Guardians
Plot
During the Cold War, an organization called "Patriot" created a superhero squad, which includes members of multiple Soviet republics. For years, the heroes had to hide their identities, but, in hard times, they must show themselves again.
Overall Series Review
Categorical Breakdown
The narrative’s focus is on uniting diverse Soviet ethnicities—Russian, Kazakh, Armenian, Yakutian—under a single banner to defend the nation, explicitly tying their superpowers to national traditions. The representation is about national solidarity and pride in a multi-ethnic state rather than reliance on an intersectional hierarchy of oppression or the vilification of any specific ethnic group.
The central organization is named 'Patriot,' and the heroes are explicitly created to secure victory and defend their country. The ultimate goal is the physical defense of the nation's capital, Moscow, from a villainous internal threat. The film operates as an expression of national/civilizational pride, which is the direct opposite of civilizational self-hatred.
The team includes a strong female military Major who acts as the leader/manager tasked with tracking down and deploying the heroes, demonstrating competence and authority.
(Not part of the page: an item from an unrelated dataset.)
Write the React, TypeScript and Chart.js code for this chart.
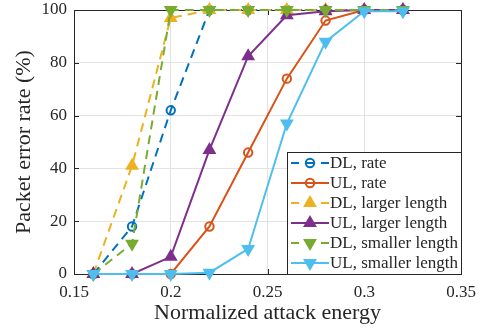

A female hero is also a core combat member with powerful abilities. The male heroes are not presented as universally incompetent; they form the physical vanguard of the super-squad. The character dynamics are complementary, not primarily driven by an agenda of female perfection or male emasculation.
The plot is centered on a Cold War-era sci-fi premise and superhero action. No characters are defined by alternative sexual or gender identities. There is no focus on queer theory, deconstruction of the nuclear family, or lecturing on gender ideology.
The primary conflict is a secular confrontation between state-created superheroes and a rogue scientist seeking world domination using technological and scientific means. The narrative contains no prominent religious themes, no characters framed as religious bigots or villains, and no apparent hostility toward traditional faith.